Tuğrul Tanyol'un şu tümcesi ise Nâzım Hikmet'in şiirini beğenen, ama "kavga adamı" kişiliğini benimsemeyen 80 sonrası şairlerinin görüşünü oldukça iyi özetliyor:
"Onda bir şairi değil bir devrimciyi, bir yoldaşı bulmak isteyenler, onu büyük şair olarak putlaştıranlar, onun gerçekten ne büyük bir şair olduğunu asla anlamadılar."
Nâzım Hikmet’i tanımanın tek sağlıklı yolu, herhalde, kendi ürünlerini okumak... Şiirlerini, oyunlarını, romanlarını, öykülerini, yazılarını, mektuplarını...
Onu anlatan kitaplardan, özellikle de anılardan sakınmak gerekiyor
Yanılma özgürlüğümü yitirmek istemem. Sorular sorup yanıtlar aramanın tadı bambaşkadır. Bir yanıt bulabilirsem, bunun doğru yanıt olduğunu da düşünmem.
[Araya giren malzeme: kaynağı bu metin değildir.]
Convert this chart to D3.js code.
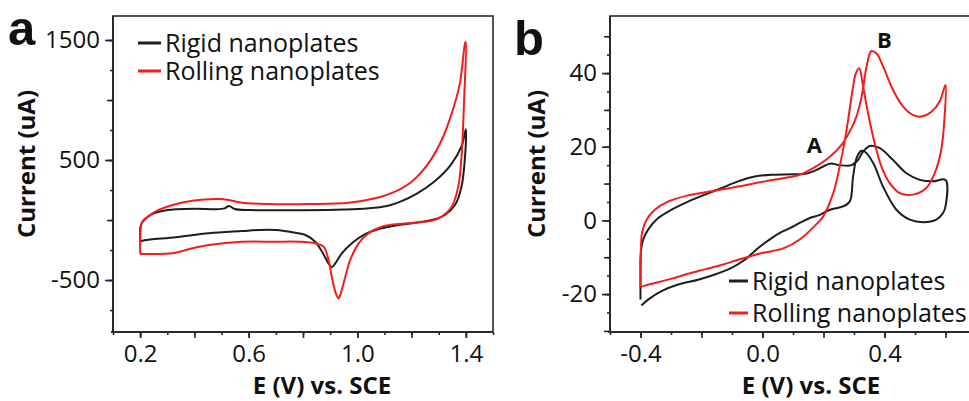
<!DOCTYPE html>
<html>
<head>
<meta charset="utf-8">
<script src="https://cdn.jsdelivr.net/npm/d3@7"></script>
<style>
  body { margin: 0; background: #fff; }
  svg { display: block; }
  text { font-family: "Open Sans", sans-serif; fill: #111; }
</style>
</head>
<body>
<div id="chart"></div>
<script>
// ---- data (E in V vs SCE, current in uA) ----

// panel a : wide scan 0.2 .. 1.4 V
let rigidA = [[0.2,-181],[0.2,-120],[0.201,-60],[0.21,-10],[0.221,14],[0.24,45],[0.27,69],[0.332,89],
  [0.406,94],[0.48,89],[0.511,97],[0.527,117],[0.548,92],[0.604,83],[0.678,81],[0.8,82],[0.95,88],
  [1.036,97],[1.11,117],[1.159,153],[1.221,222],[1.283,319],[1.344,458],[1.385,620],[1.4,756],
  [1.397,528],[1.384,278],[1.36,125],[1.323,42],[1.274,0],[1.213,-22],[1.151,-42],[1.09,-69],
  [1.029,-117],[0.98,-194],[0.943,-278],[0.919,-361],[0.906,-394],[0.894,-361],[0.87,-264],
  [0.845,-181],[0.809,-125],[0.772,-106],[0.699,-83],[0.637,-83],[0.576,-92],[0.453,-111],
  [0.331,-144],[0.208,-172],[0.2,-181]]

let rollingA = [[0.2,-283],[0.2,-200],[0.201,-100],[0.205,-30],[0.215,0],[0.245,56],[0.307,117],
  [0.392,161],[0.49,175],[0.527,167],[0.576,144],[0.674,133],[0.821,133],[0.968,144],[1.066,181],
  [1.139,236],[1.2,319],[1.262,472],[1.311,667],[1.348,889],[1.378,1139],[1.397,1472],[1.4,1485],
  [1.394,1028],[1.384,528],[1.372,278],[1.348,111],[1.311,28],[1.274,-6],[1.213,-22],[1.151,-33],
  [1.09,-56],[1.041,-111],[1.005,-194],[0.974,-333],[0.956,-472],[0.937,-625],[0.931,-653],
  [0.921,-611],[0.906,-472],[0.894,-333],[0.876,-222],[0.845,-194],[0.784,-181],[0.699,-181],
  [0.576,-181],[0.453,-208],[0.392,-236],[0.331,-272],[0.27,-283],[0.2,-283]]

// panel b : -0.4 .. 0.6 V
let rigidB = [[-0.4,-21.5],[-0.4,-15],[-0.399,-8.8],[-0.391,-5.2],[-0.375,-2.5],[-0.342,0.65],
  [-0.298,2.9],[-0.244,5.1],[-0.189,7.0],[-0.134,8.8],[-0.08,10.6],[-0.025,11.9],[0.03,12.4],
  [0.1,12.5],[0.144,12.7],[0.177,13.7],[0.221,15.4],[0.253,15.0],[0.292,15.0],[0.313,16.4],
  [0.33,18.7],[0.352,20.2],[0.385,19.6],[0.428,16.4],[0.472,12.8],[0.516,11.0],[0.559,10.6],
  [0.6,11.0],[0.6,3.8],[0.592,2.0],[0.57,0.2],[0.527,-0.5],[0.483,0.2],[0.439,2.9],[0.395,9.2],
  [0.363,15.6],[0.335,18.7],[0.325,18.9],[0.31,17.3],[0.297,11.9],[0.286,5.1],[0.264,3.8],
  [0.221,2.9],[0.188,1.5],[0.155,0.65],[0.122,-0.7],[0.09,-2.1],[0.057,-3.4],[0.03,-4.8],
  [-0.014,-7.5],[-0.058,-10.7],[-0.102,-12.9],[-0.156,-14.7],[-0.211,-16.1],[-0.277,-17.4],
  [-0.331,-19.2],[-0.375,-21.5],[-0.397,-23.1]]

let rollingB = [[-0.4,-18.1],[-0.4,-14],[-0.399,-9.8],[-0.395,-3.4],[-0.38,0.2],[-0.353,2.9],
  [-0.31,5.1],[-0.244,6.8],[-0.167,7.9],[-0.08,9.2],[0.008,10.6],[0.073,11.5],[0.122,12.4],
  [0.166,14.2],[0.221,17.3],[0.259,20.5],[0.286,24.1],[0.308,28.2],[0.325,33.6],[0.339,40.8],
  [0.35,44.9],[0.357,46.0],[0.374,45.3],[0.396,41.7],[0.428,35.4],[0.461,30.9],[0.494,28.6],
  [0.521,28.2],[0.554,29.5],[0.581,32.3],[0.6,36.8],[0.597,28.2],[0.586,19.2],[0.565,12.9],
  [0.537,8.8],[0.494,7.0],[0.45,7.4],[0.417,10.1],[0.39,14.6],[0.368,20.9],[0.346,29.1],
  [0.33,36.3],[0.317,41.3],[0.306,39.9],[0.297,36.3],[0.284,29.1],[0.27,21.8],[0.253,14.6],
  [0.232,7.4],[0.199,1.1],[0.177,-1.0],[0.122,-5.2],[0.068,-7.6],[0.002,-8.8],[-0.08,-10.7],
  [-0.134,-12.1],[-0.189,-13.3],[-0.244,-14.5],[-0.298,-15.8],[-0.353,-17.0],[-0.386,-17.7],
  [-0.4,-18.1]]

let seriesNames = ["Rigid nanoplates", "Rolling nanoplates"]
let seriesColors = ["#1e1e1e", "#f41c1c"]

let xTicksA = [0.2, 0.6, 1.0, 1.4]
let yTicksA = [-500, 500, 1500]
let xTicksB = [-0.4, 0.0, 0.4]
let yTicksB = [-20, 0, 20, 40]

// ---- svg ----
let svg = d3.select("#chart").append("svg")
svg.attr("width", 969)
svg.attr("height", 401)

// plain hyphen instead of the unicode minus d3 uses
let fmt1 = d => d3.format(".1f")(d).replace("\u2212", "-")

function drawPanel(p) {
  let x = d3.scaleLinear().domain(p.xDomain).range([p.left, p.right])
  let y = d3.scaleLinear().domain(p.yDomain).range([p.bottom, p.top])
  let g = svg.append("g")

  // frame
  g.append("rect")
   .attr("x", p.left).attr("y", p.top)
   .attr("width", p.right - p.left).attr("height", p.bottom - p.top)
   .style("fill", "none").style("stroke", "#2a2a2a").style("stroke-width", 1.6)

  // minor + mid ticks, no labels
  let minorX = g.append("g").attr("transform", "translate(0," + p.bottom + ")")
     .call(d3.axisBottom(x).tickValues(p.xMinor).tickSize(3).tickFormat(""))
  let midX = g.append("g").attr("transform", "translate(0," + p.bottom + ")")
     .call(d3.axisBottom(x).tickValues(p.xMid).tickSize(6).tickFormat(""))
  let minorY = g.append("g").attr("transform", "translate(" + p.left + ",0)")
     .call(d3.axisLeft(y).tickValues(p.yMinor).tickSize(3).tickFormat(""))
  let midY = g.append("g").attr("transform", "translate(" + p.left + ",0)")
     .call(d3.axisLeft(y).tickValues(p.yMid).tickSize(6).tickFormat(""))

  // labelled ticks
  let ax = g.append("g").attr("transform", "translate(0," + p.bottom + ")")
     .call(d3.axisBottom(x).tickValues(p.xTicks).tickSize(6).tickPadding(7).tickFormat(fmt1))
  let ay = g.append("g").attr("transform", "translate(" + p.left + ",0)")
     .call(d3.axisLeft(y).tickValues(p.yTicks).tickSize(8).tickPadding(5).tickFormat(d => String(d)))

  ;[minorX, midX, minorY, midY, ax, ay].forEach(a => {
    a.select(".domain").remove()
    a.selectAll("line").style("stroke", "#2a2a2a").style("stroke-width", 1.6)
    a.selectAll("text").style("font-family", "'Open Sans', sans-serif")
     .style("font-size", "24px").style("fill", "#111")
  })
  ax.selectAll("text").style("text-anchor", "middle")
  ay.selectAll("text").style("text-anchor", "end")

  // axis lines drawn heavier
  g.append("line").attr("x1", p.left - 2).attr("x2", p.right).attr("y1", p.bottom).attr("y2", p.bottom)
   .style("stroke", "#2a2a2a").style("stroke-width", 2)
  g.append("line").attr("x1", p.left).attr("x2", p.left).attr("y1", p.top).attr("y2", p.bottom)
   .style("stroke", "#2a2a2a").style("stroke-width", 2)

  // curves
  let line = d3.line()
    .x(d => x(d[0]))
    .y(d => y(d[1]))
    .curve(d3.curveCatmullRom.alpha(0.5))

  p.series.forEach((s, i) => {
    g.append("path")
     .datum(s)
     .attr("d", line)
     .style("fill", "none")
     .style("stroke", seriesColors[i])
     .style("stroke-width", 2)
     .style("stroke-linejoin", "round")
  })

  // legend
  seriesNames.forEach((name, i) => {
    let ly = p.legY[i]
    g.append("line")
     .attr("x1", p.legX).attr("x2", p.legX + p.legLen)
     .attr("y1", ly).attr("y2", ly)
     .style("stroke", seriesColors[i]).style("stroke-width", 3)
    g.append("text")
     .attr("x", p.legX + p.legLen + 4).attr("y", ly + 9)
     .style("font-size", "25px")
     .text(name)
  })

  // axis titles
  g.append("text")
   .attr("x", p.xTitleX).attr("y", 394)
   .attr("text-anchor", "middle")
   .style("font-size", "24px").style("font-weight", "bold")
   .text("E (V) vs. SCE")
  g.append("text")
   .attr("transform", "translate(" + p.yTitleX + ",164) rotate(-90)")
   .attr("text-anchor", "middle")
   .style("font-size", "24px").style("font-weight", "bold")
   .text("Current (uA)")

  // panel letter
  g.append("text")
   .attr("x", p.letterX).attr("y", p.letterY)
   .style("font-family", "'Liberation Sans', Arial, sans-serif")
   .style("font-size", "49px").style("font-weight", "bold")
   .text(p.letter)

  return {x: x, y: y, g: g}
}

drawPanel({
  left: 113, right: 493, top: 16, bottom: 332,
  xDomain: [0.1, 1.5], yDomain: [-933, 1700],
  xTicks: xTicksA, xMid: d3.range(0.2, 1.45, 0.2), xMinor: d3.range(0.1, 1.55, 0.1),
  yTicks: yTicksA, yMid: [-500, 0, 500, 1000, 1500], yMinor: d3.range(-750, 1700, 250),
  series: [rigidA, rollingA],
  legX: 138, legLen: 23, legY: [43, 71],
  xTitleX: 322, yTitleX: 35,
  letter: "a", letterX: 8, letterY: 45
})

let pb = drawPanel({
  left: 610, right: 976, top: 16, bottom: 332,
  xDomain: [-0.5, 0.7], yDomain: [-30.3, 55.5],
  xTicks: xTicksB, xMid: d3.range(-0.4, 0.65, 0.2), xMinor: d3.range(-0.5, 0.75, 0.1),
  yTicks: yTicksB, yMid: d3.range(-30, 55, 10), yMinor: d3.range(-25, 55, 5),
  series: [rigidB, rollingB],
  legX: 729, legLen: 19, legY: [281, 313],
  xTitleX: 811, yTitleX: 545,
  letter: "b", letterX: 514, letterY: 55
})

// peak labels A and B
pb.g.append("text").attr("x", pb.x(0.17)).attr("y", 153)
  .attr("text-anchor", "middle").style("font-size", "22px").style("font-weight", "bold").text("A")
pb.g.append("text").attr("x", pb.x(0.4)).attr("y", 48)
  .attr("text-anchor", "middle").style("font-size", "22px").style("font-weight", "bold").text("B")
</script>
</body>
</html>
Başka bir söyleyişle, bir yanıt bulmak değil de, bit yanıta yaklaşmaktır yaptığım.
İyi mi, kötü mü bilmiyorum, ama Nâzım’ın herkesi mutlu etmek isteyen bir yanı vardı. Onunla ilişkisi olan bütün kadınların kendilerini “en çok sevilen” olarak görmelerini ben hiç yadırgamıyorum.